Through telling my story in front of cameras, I learned about the magic of TV editing. You can’t even tell which parts of the story I told on the stage that night were taken out; it all looks quite seamless. It took me a while to share the video of the story with people, in part, because of one portion of the story that was edited out: how my illness left me suicidal. I thought I’d stated it delicately and indirectly enough that it wouldn’t get dropped to the editing floor, but it did.
To be clear, I hold no grudge against the show or its editors. Business is business. However, I write this piece now because I still want to make that important part of the story visible. Suicide and its ideation is already so often withheld from the light of day for one reason or another. The same way I had no shame in sharing the other parts of my story, I have no shame in sharing this part either.
I feel it’s so common to hear people applaud the strength of a sick person. They say things like, “They’re so strong. They’re sick, but you would never know it. They’re so brave,” etc. It is indeed incredible that people can publicly face illness in this way. And I also feel that it is okay to allow sick people to be sad. I don’t think we should sanitize sickness to the point that those experiencing a medical hardship can’t be open about having bad days. Surely, I wasn’t the only person that was sick and suicidal. Being frank about this might help someone battling an illness to not feel further isolated. They are not alone.

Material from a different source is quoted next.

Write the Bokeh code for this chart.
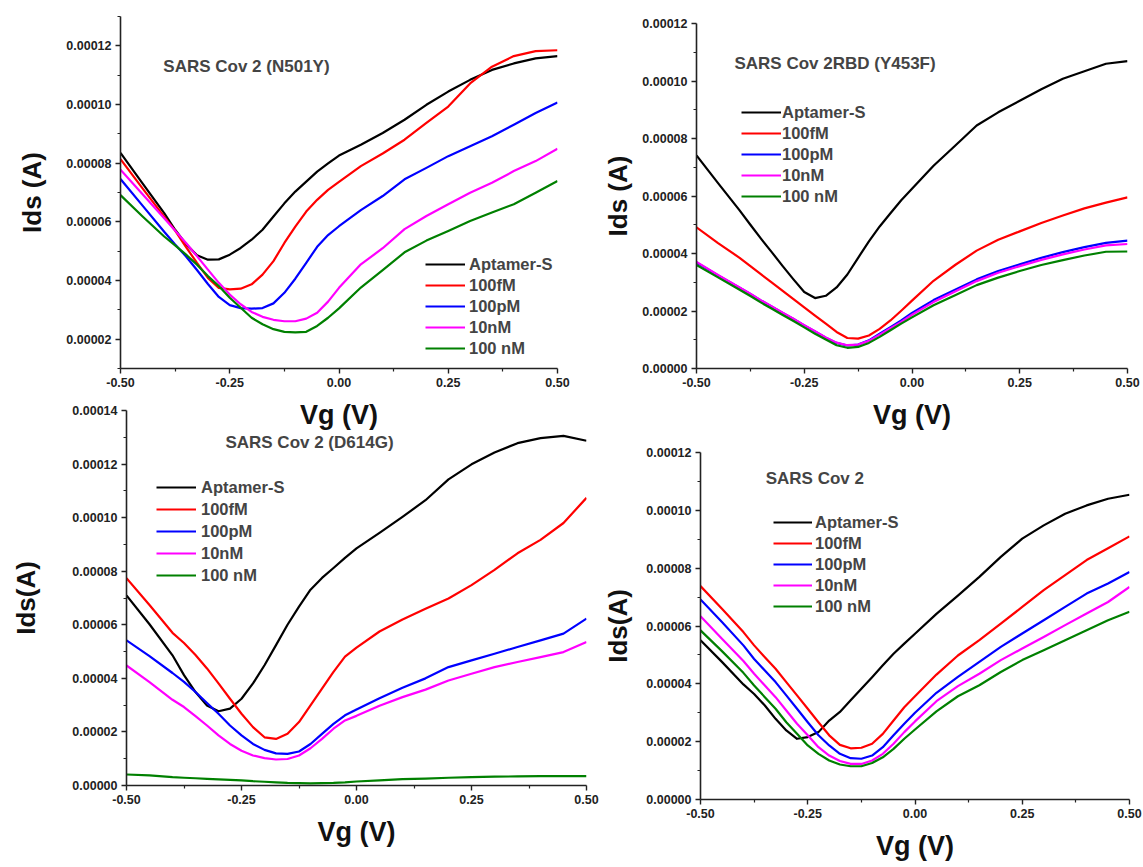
from bokeh.plotting import figure
from bokeh.models import Range1d, FixedTicker, PrintfTickFormatter, Label, Legend, LegendItem
from bokeh.layouts import row, column
from bokeh.embed import file_html
from bokeh.resources import INLINE

FONT = "Liberation Sans"

# ---------------- data (Ids in microamps; converted to A below) ----------------
vg = [-0.50, -0.45, -0.40, -0.375, -0.35, -0.325, -0.30, -0.275, -0.25, -0.225, -0.20,
      -0.175, -0.15, -0.125, -0.10, -0.075, -0.05, -0.025, 0.00, 0.05, 0.10, 0.15,
      0.20, 0.25, 0.30, 0.35, 0.40, 0.45, 0.50]

series_names = ["Aptamer-S", "100fM", "100pM", "10nM", "100 nM"]
series_colors = ["#000000", "#ff0000", "#0000ff", "#ff00ff", "#008000"]

# Panel 1: SARS Cov 2 (N501Y)
n501y_aptamer = [83.5, 73.2, 63.0, 57.3, 52.4, 48.6, 47.1, 47.2, 48.8, 51.1, 53.9, 57.3, 61.8, 66.3, 70.3, 73.7, 77.1, 79.9, 82.6, 86.3, 90.3, 94.8, 99.9, 104.4, 108.4, 111.8, 114.0, 115.7, 116.5]
n501y_100fM = [81.4, 71.5, 61.8, 57.0, 51.4, 46.0, 40.9, 37.5, 37.0, 37.2, 38.7, 42.0, 46.6, 52.8, 58.4, 63.5, 67.5, 70.9, 73.6, 79.0, 83.3, 88.0, 93.7, 99.3, 107.2, 112.9, 116.5, 118.2, 118.5]
n501y_100pM = [74.6, 65.6, 56.6, 52.3, 48.2, 43.6, 38.8, 34.4, 31.6, 30.6, 30.4, 30.6, 32.2, 35.8, 40.6, 46.0, 51.5, 55.5, 58.5, 64.0, 68.8, 74.5, 78.4, 82.4, 85.8, 89.2, 93.1, 97.1, 100.7]
n501y_10nM = [77.8, 69.5, 61.2, 57.0, 52.8, 48.3, 43.7, 39.2, 35.2, 31.9, 29.3, 27.6, 26.6, 26.1, 26.1, 27.0, 29.0, 32.8, 37.5, 45.5, 51.0, 57.5, 62.0, 66.0, 69.9, 73.3, 77.3, 80.7, 84.9]
n501y_100nM = [69.1, 61.9, 55.0, 52.0, 48.8, 45.4, 41.5, 38.1, 34.1, 30.7, 27.3, 25.1, 23.4, 22.5, 22.3, 22.5, 24.5, 27.3, 30.5, 37.6, 43.5, 49.6, 53.6, 56.9, 60.3, 63.2, 66.0, 69.9, 73.9]

# Panel 2: SARS Cov 2RBD (Y453F)
y453f_aptamer = [74.1, 64.5, 55.0, 50.0, 45.1, 40.4, 35.6, 31.0, 26.6, 24.5, 25.3, 28.2, 32.7, 38.5, 44.2, 49.4, 54.0, 58.5, 62.5, 70.5, 77.5, 84.5, 89.1, 93.1, 97.1, 100.8, 103.4, 106.0, 106.9]
y453f_100fM = [49.1, 43.6, 38.5, 35.6, 32.7, 29.9, 27.0, 24.1, 21.3, 18.4, 15.6, 12.7, 10.6, 10.4, 11.5, 13.8, 16.7, 20.1, 23.6, 30.5, 36.0, 41.0, 44.8, 47.7, 50.6, 53.2, 55.7, 57.7, 59.5]
y453f_100pM = [36.9, 32.4, 28.1, 25.9, 23.6, 21.5, 19.3, 17.2, 15.0, 12.9, 10.7, 8.9, 8.0, 8.3, 9.8, 12.1, 14.4, 16.7, 19.3, 23.8, 27.4, 31.0, 33.9, 36.2, 38.5, 40.5, 42.2, 43.7, 44.5]
y453f_10nM = [37.1, 32.5, 28.2, 26.0, 23.7, 21.6, 19.4, 17.3, 15.1, 13.0, 10.8, 9.0, 8.1, 8.3, 9.6, 11.8, 14.0, 16.2, 18.7, 23.1, 26.8, 30.4, 33.3, 35.6, 37.8, 39.7, 41.4, 42.8, 43.3]
y453f_100nM = [36.0, 31.7, 27.4, 25.2, 22.9, 20.8, 18.6, 16.5, 14.3, 12.1, 10.1, 8.1, 7.2, 7.5, 8.9, 11.0, 13.3, 15.6, 17.8, 22.0, 25.5, 29.0, 31.6, 33.9, 36.0, 37.7, 39.3, 40.6, 40.7]

# Panel 3: SARS Cov 2 (D614G)
d614g_aptamer = [71.0, 60.2, 48.6, 41.2, 34.9, 29.9, 27.7, 28.7, 32.4, 38.1, 44.9, 52.4, 60.0, 66.8, 73.1, 77.5, 81.2, 85.0, 88.5, 94.3, 100.3, 106.5, 114.3, 119.9, 124.3, 127.8, 129.7, 130.5, 128.7]
d614g_100fM = [77.4, 67.4, 57.0, 53.2, 48.7, 43.7, 38.1, 32.4, 26.8, 21.8, 18.0, 17.4, 19.3, 23.7, 29.9, 36.2, 42.4, 48.1, 51.5, 57.5, 62.0, 66.0, 69.8, 74.8, 80.5, 86.7, 91.7, 98.0, 107.4]
d614g_100pM = [54.2, 48.3, 42.0, 38.7, 34.9, 30.8, 26.8, 22.4, 18.7, 15.5, 13.3, 12.0, 11.8, 12.7, 15.5, 19.3, 23.0, 26.2, 28.4, 32.6, 36.5, 40.0, 44.2, 46.7, 49.2, 51.7, 54.2, 56.7, 62.3]
d614g_10nM = [44.8, 38.6, 32.0, 29.3, 25.9, 22.4, 18.7, 15.5, 13.0, 11.2, 10.2, 9.7, 9.9, 11.2, 13.9, 17.4, 21.2, 24.3, 26.0, 29.8, 33.0, 35.8, 39.2, 41.7, 44.2, 46.1, 47.9, 49.8, 53.6]
d614g_100nM = [4.1, 3.8, 3.1, 2.9, 2.7, 2.5, 2.3, 2.1, 1.9, 1.6, 1.4, 1.2, 1.0, 0.9, 0.8, 0.9, 1.0, 1.2, 1.5, 1.9, 2.4, 2.6, 2.9, 3.1, 3.3, 3.4, 3.5, 3.5, 3.5]

# Panel 4: SARS Cov 2
wt_aptamer = [55.1, 47.6, 39.8, 36.5, 32.5, 27.9, 23.9, 21.0, 21.6, 23.3, 27.3, 30.3, 34.3, 38.3, 42.3, 46.4, 50.4, 53.9, 57.3, 64.2, 70.5, 77.0, 83.9, 90.2, 94.8, 98.8, 101.7, 104.0, 105.4]
wt_100fM = [73.8, 66.0, 57.9, 53.3, 49.2, 45.2, 40.6, 36.0, 31.4, 26.7, 22.2, 18.9, 17.7, 17.9, 19.3, 22.7, 27.3, 31.9, 35.7, 43.2, 49.8, 55.1, 60.8, 66.6, 72.4, 77.6, 82.8, 86.9, 91.0]
wt_100pM = [69.2, 61.4, 53.3, 48.6, 44.6, 40.6, 36.0, 31.4, 26.7, 22.2, 18.7, 15.8, 14.3, 14.1, 15.2, 18.1, 22.2, 26.2, 30.0, 36.9, 42.4, 47.6, 52.8, 57.4, 62.0, 66.6, 71.2, 74.7, 78.7]
wt_10nM = [63.4, 55.6, 47.9, 43.5, 39.4, 35.4, 30.8, 26.2, 22.2, 18.1, 15.2, 13.3, 12.3, 12.3, 13.5, 15.8, 19.3, 23.3, 27.0, 34.0, 39.2, 43.5, 48.2, 52.2, 56.2, 60.3, 64.3, 68.3, 73.5]
wt_100nM = [58.5, 51.3, 43.8, 39.4, 35.4, 31.4, 26.7, 22.7, 18.7, 15.8, 13.5, 12.1, 11.5, 11.5, 12.6, 14.6, 17.5, 21.0, 24.2, 30.5, 35.7, 39.5, 44.1, 48.2, 51.6, 55.1, 58.5, 62.0, 64.9]

x_ticks = [-0.50, -0.25, 0.00, 0.25, 0.50]
x_minor = [-0.375, -0.125, 0.125, 0.375]
y_ticks_p1 = [0.00002, 0.00004, 0.00006, 0.00008, 0.00010, 0.00012]
y_minor_p1 = [0.00001, 0.00003, 0.00005, 0.00007, 0.00009, 0.00011, 0.00013]
y_ticks_p2 = [0.0, 0.00002, 0.00004, 0.00006, 0.00008, 0.00010, 0.00012]
y_minor_p2 = [0.00001, 0.00003, 0.00005, 0.00007, 0.00009, 0.00011]
y_ticks_p3 = [0.0, 0.00002, 0.00004, 0.00006, 0.00008, 0.00010, 0.00012, 0.00014]
y_minor_p3 = [0.00001, 0.00003, 0.00005, 0.00007, 0.00009, 0.00011, 0.00013]

UA = 1e-6


def make_panel(width, height, borders, y_range, y_ticks, y_minor, ylabel, title,
               title_pos, series, legend_loc, legend_spacing, glyph_w, standoff, ylab_standoff):
    bl, br, bt, bb = borders
    p = figure(width=width, height=height, output_backend="svg", toolbar_location=None,
               x_range=Range1d(-0.5, 0.5), y_range=Range1d(*y_range),
               min_border_left=bl, min_border_right=br, min_border_top=bt, min_border_bottom=bb)
    p.frame_align = False
    p.outline_line_color = None
    p.xgrid.visible = False
    p.ygrid.visible = False
    p.xaxis.ticker = FixedTicker(ticks=x_ticks, minor_ticks=x_minor)
    p.yaxis.ticker = FixedTicker(ticks=y_ticks, minor_ticks=y_minor)
    p.xaxis.formatter = PrintfTickFormatter(format="%.2f")
    p.yaxis.formatter = PrintfTickFormatter(format="%.5f")
    p.xaxis.axis_label = "Vg (V)"
    p.yaxis.axis_label = ylabel
    for ax in (p.xaxis[0], p.yaxis[0]):
        ax.axis_line_width = 1.6
        ax.axis_line_color = "#222222"
        ax.major_tick_line_width = 1.4
        ax.minor_tick_line_width = 1.2
        ax.major_tick_line_color = "#222222"
        ax.minor_tick_line_color = "#222222"
        ax.major_tick_in = 0
        ax.major_tick_out = 5
        ax.minor_tick_in = 0
        ax.minor_tick_out = 3
        ax.major_label_text_font = FONT
        ax.major_label_text_font_style = "bold"
        ax.major_label_text_font_size = "12.5px"
        ax.major_label_text_color = "#222222"
        ax.axis_label_text_font = FONT
        ax.axis_label_text_font_style = "bold"
        ax.axis_label_text_color = "#111111"
    p.xaxis.major_label_standoff = 4
    p.yaxis.major_label_standoff = 4
    p.xaxis.axis_label_text_font_size = "27px"
    p.yaxis.axis_label_text_font_size = "26px"
    p.xaxis.axis_label_standoff = 10
    p.yaxis.axis_label_standoff = ylab_standoff

    items = []
    for name, color, vals in zip(series_names, series_colors, series):
        r = p.line(vg, [v * UA for v in vals], line_color=color, line_width=2.2,
                   line_join="round")
        items.append(LegendItem(label=name, renderers=[r]))
    legend = Legend(items=items, location=legend_loc, border_line_color=None,
                    background_fill_alpha=0, padding=0, margin=0, spacing=legend_spacing,
                    glyph_width=glyph_w, glyph_height=20, label_height=20,
                    label_standoff=standoff, label_text_font=FONT,
                    label_text_font_style="bold", label_text_font_size="16.5px")
    p.add_layout(legend)

    p.add_layout(Label(x=title_pos[0], y=title_pos[1] * UA, text=title,
                       text_font=FONT, text_font_style="bold", text_font_size="17px",
                       text_baseline="middle", text_align="left"))
    return p


p1 = make_panel(600, 432, (120, 43, 16, 63), (0.00001, 0.00013), y_ticks_p1, y_minor_p1,
                "Ids (A)", "SARS Cov 2 (N501Y)", (-0.402, 112.9),
                [n501y_aptamer, n501y_100fM, n501y_100pM, n501y_10nM, n501y_100nM],
                (305, 10), 1, 40, 4, 16)
p2 = make_panel(543, 432, (96, 16, 23, 60), (0.0, 0.00012), y_ticks_p2, y_minor_p2,
                "Ids (A)", "SARS Cov 2RBD (Y453F)", (-0.412, 106.2),
                [y453f_aptamer, y453f_100fM, y453f_100pM, y453f_10nM, y453f_100nM],
                (45, 162), 1, 40, 1, 6)
p3 = make_panel(600, 465, (126, 14, 8, 82), (0.0, 0.00014), y_ticks_p3, y_minor_p3,
                "Ids(A)", "SARS Cov 2 (D614G)", (-0.285, 128.0),
                [d614g_aptamer, d614g_100fM, d614g_100pM, d614g_10nM, d614g_100nM],
                (30, 200), 2, 40, 5, 28)
p4 = make_panel(543, 435, (100, 14, 20, 68), (0.0, 0.00012), y_ticks_p2, y_minor_p2,
                "Ids(A)", "SARS Cov 2", (-0.348, 111.0),
                [wt_aptamer, wt_100fM, wt_100pM, wt_10nM, wt_100nM],
                (73, 183), 1, 39, 3, 10)

p3.border_fill_color = None
p3.background_fill_color = None
p3.margin = (-30, 0, 0, 0)

layout = row(column(p1, p3), column(p2, p4))

open("out.html", "w").write(file_html(layout, INLINE))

I was fed up with messaging that you were only a good sick person if you put on a brave front. It felt like a silencing of the truth of my experience, which was that 50% of the time, I was slowly bleeding to death. It was draining in the most literal sense. And the pain was unlike anything I’ve ever experienced. But some people didn’t believe me: these were not regular cramps. But, if I was complaining about pain, seemingly some took it to mean that I must just not be that strong. “So-and-so knew a lady who had one tiny fibroid and she was fine,” someone might say. But one person’s case is not the next person’s. The size of my fibroids were being described in terms of gestational stages of pregnancy. Plus, the symptoms of fibroids come from a combination of quantity, size, and location; meaning again, you cannot use one person’s experience to predict the next person’s with certainty. The best you can do is believe someone who is sick when they tell you about their symptoms.
I once came across a quote that said: “I believe it is as bad as you say it is and worse than I can imagine.” Let’s have that energy when someone tries to tell us about a health matter they are experiencing. They know their illness best.

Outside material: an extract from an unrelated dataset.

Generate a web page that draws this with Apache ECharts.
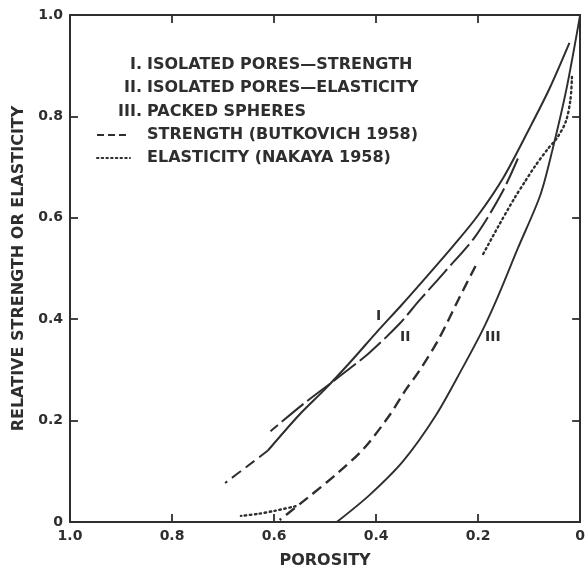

I felt like I was faced with the option of either allowing myself to be gaslit into believing I was a whiny woman who wasn’t even going through something all that bad or to be the “yaaaas, Queen, she’s-so-strong” figure. Strong had gotten me nowhere. Or, at least, strong had gotten me ignored. And I needed to be seen. I was sick, and I was suffering. And I needed help.
It’s still true that I learned many positive and uplifting lessons about my body. In particular, that my body was my friend. And that my body was not fighting against me, but rather for me. I just couldn’t see it that way at first. And that is the kind of shiny ending that is made for some types of storytelling. But like I’ve said in this blog before, I want to be real with you all. And real is sometimes sad. That’s okay. That’s life. I’d love to speak truth to the balance of life. I hope I’ve done that now.